[BEGIN]

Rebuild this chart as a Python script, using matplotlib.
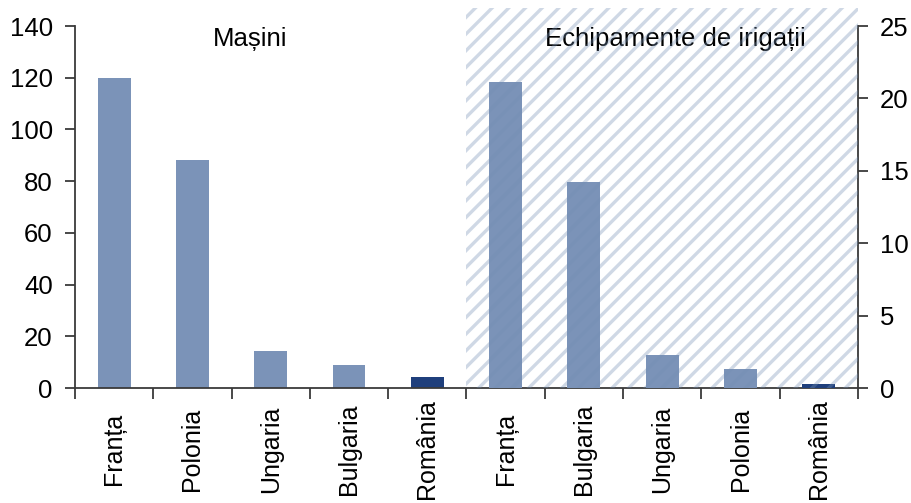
import matplotlib
matplotlib.use('Agg')
import matplotlib.pyplot as plt
from matplotlib.patches import Rectangle
import matplotlib.transforms as mtransforms

plt.rcParams['font.family'] = ['Liberation Sans', 'DejaVu Sans']
plt.rcParams['hatch.linewidth'] = 2.4

# ---- data ----
machines_countries = ['Franța', 'Polonia', 'Ungaria', 'Bulgaria', 'România']
machines_values = [120, 88, 14.3, 8.8, 4.1]
irrig_countries = ['Franța', 'Bulgaria', 'Ungaria', 'Polonia', 'România']
irrig_values = [21.1, 14.2, 2.3, 1.3, 0.25]
left_ticks = [0, 20, 40, 60, 80, 100, 120, 140]
right_ticks = [0, 5, 10, 15, 20, 25]
group_titles = ['Mașini', 'Echipamente de irigații']

bar_color = '#7b93b8'
highlight = '#1f3f7c'
spine_color = '#3a3a3a'
fs = 18.5

fig = plt.figure(figsize=(9.11, 5.03), dpi=100)
ax = fig.add_axes([0.0823, 0.2286, 0.8595, 0.7197])

n1 = len(machines_values)
n2 = len(irrig_values)
x1 = list(range(n1))
x2 = list(range(n1, n1 + n2))
c1 = [highlight if c == 'România' else bar_color for c in machines_countries]
c2 = [highlight if c == 'România' else bar_color for c in irrig_countries]

ax.bar(x1, machines_values, width=0.42, color=c1, zorder=2)
ax.set_ylim(0, 140)
ax.set_xlim(-0.5, n1 + n2 - 0.5)
ax.set_yticks(left_ticks)

ax2 = ax.twinx()
ax2.bar(x2, irrig_values, width=0.42, color=c2, zorder=2)
ax2.set_ylim(0, 25)
ax2.set_yticks(right_ticks)

# hatched background for the second group
trans = mtransforms.blended_transform_factory(ax2.transData, ax2.transAxes)
rect = Rectangle((n1 - 0.5, 0), n2, 1.05, transform=trans, facecolor='none',
                 edgecolor=(0.45, 0.56, 0.70, 0.34), linewidth=0, hatch='//',
                 clip_on=False, zorder=5)
ax2.add_patch(rect)

# spines
for s in ['top', 'right']:
    ax.spines[s].set_visible(False)
for s in ['top', 'left', 'bottom']:
    ax2.spines[s].set_visible(False)
for a, s in [(ax, 'left'), (ax, 'bottom'), (ax2, 'right')]:
    a.spines[s].set_color(spine_color)
    a.spines[s].set_linewidth(1.3)

# x ticks
ax.set_xticks(x1 + x2)
ax.set_xticklabels(machines_countries + irrig_countries, rotation=90, fontsize=18, va='center')
ax.tick_params(axis='x', which='major', length=0, pad=44)
ax.set_xticks([i - 0.5 for i in range(n1 + n2 + 1)], minor=True)
ax.tick_params(axis='x', which='minor', length=8, width=1.3, color=spine_color, direction='out')

ax.tick_params(axis='y', labelsize=fs, length=7, width=1.3, color=spine_color, pad=9)
ax2.tick_params(axis='y', labelsize=fs, length=7, width=1.3, color=spine_color, pad=9)

ax.text(0.2235, 0.965, group_titles[0], transform=ax.transAxes, ha='center', va='center', fontsize=fs)
ax.text(0.767, 0.965, group_titles[1], transform=ax.transAxes, ha='center', va='center', fontsize=fs, zorder=6)

fig.savefig('out.png', dpi=100)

[END]

[DIRECTIONS FOR THIS TASK] Every line of the material is to be quoted exactly, with no pictures carried over.

[OUTPUT FOR THIS EXERCISE]
Rebuild this chart as a Python script, using matplotlib.
import matplotlib
matplotlib.use('Agg')
import matplotlib.pyplot as plt
from matplotlib.patches import Rectangle
import matplotlib.transforms as mtransforms

plt.rcParams['font.family'] = ['Liberation Sans', 'DejaVu Sans']
plt.rcParams['hatch.linewidth'] = 2.4

# ---- data ----
machines_countries = ['Franța', 'Polonia', 'Ungaria', 'Bulgaria', 'România']
machines_values = [120, 88, 14.3, 8.8, 4.1]
irrig_countries = ['Franța', 'Bulgaria', 'Ungaria', 'Polonia', 'România']
irrig_values = [21.1, 14.2, 2.3, 1.3, 0.25]
left_ticks = [0, 20, 40, 60, 80, 100, 120, 140]
right_ticks = [0, 5, 10, 15, 20, 25]
group_titles = ['Mașini', 'Echipamente de irigații']

bar_color = '#7b93b8'
highlight = '#1f3f7c'
spine_color = '#3a3a3a'
fs = 18.5

fig = plt.figure(figsize=(9.11, 5.03), dpi=100)
ax = fig.add_axes([0.0823, 0.2286, 0.8595, 0.7197])

n1 = len(machines_values)
n2 = len(irrig_values)
x1 = list(range(n1))
x2 = list(range(n1, n1 + n2))
c1 = [highlight if c == 'România' else bar_color for c in machines_countries]
c2 = [highlight if c == 'România' else bar_color for c in irrig_countries]

ax.bar(x1, machines_values, width=0.42, color=c1, zorder=2)
ax.set_ylim(0, 140)
ax.set_xlim(-0.5, n1 + n2 - 0.5)
ax.set_yticks(left_ticks)

ax2 = ax.twinx()
ax2.bar(x2, irrig_values, width=0.42, color=c2, zorder=2)
ax2.set_ylim(0, 25)
ax2.set_yticks(right_ticks)

# hatched background for the second group
trans = mtransforms.blended_transform_factory(ax2.transData, ax2.transAxes)
rect = Rectangle((n1 - 0.5, 0), n2, 1.05, transform=trans, facecolor='none',
                 edgecolor=(0.45, 0.56, 0.70, 0.34), linewidth=0, hatch='//',
                 clip_on=False, zorder=5)
ax2.add_patch(rect)

# spines
for s in ['top', 'right']:
    ax.spines[s].set_visible(False)
for s in ['top', 'left', 'bottom']:
    ax2.spines[s].set_visible(False)
for a, s in [(ax, 'left'), (ax, 'bottom'), (ax2, 'right')]:
    a.spines[s].set_color(spine_color)
    a.spines[s].set_linewidth(1.3)

# x ticks
ax.set_xticks(x1 + x2)
ax.set_xticklabels(machines_countries + irrig_countries, rotation=90, fontsize=18, va='center')
ax.tick_params(axis='x', which='major', length=0, pad=44)
ax.set_xticks([i - 0.5 for i in range(n1 + n2 + 1)], minor=True)
ax.tick_params(axis='x', which='minor', length=8, width=1.3, color=spine_color, direction='out')

ax.tick_params(axis='y', labelsize=fs, length=7, width=1.3, color=spine_color, pad=9)
ax2.tick_params(axis='y', labelsize=fs, length=7, width=1.3, color=spine_color, pad=9)

ax.text(0.2235, 0.965, group_titles[0], transform=ax.transAxes, ha='center', va='center', fontsize=fs)
ax.text(0.767, 0.965, group_titles[1], transform=ax.transAxes, ha='center', va='center', fontsize=fs, zorder=6)

fig.savefig('out.png', dpi=100)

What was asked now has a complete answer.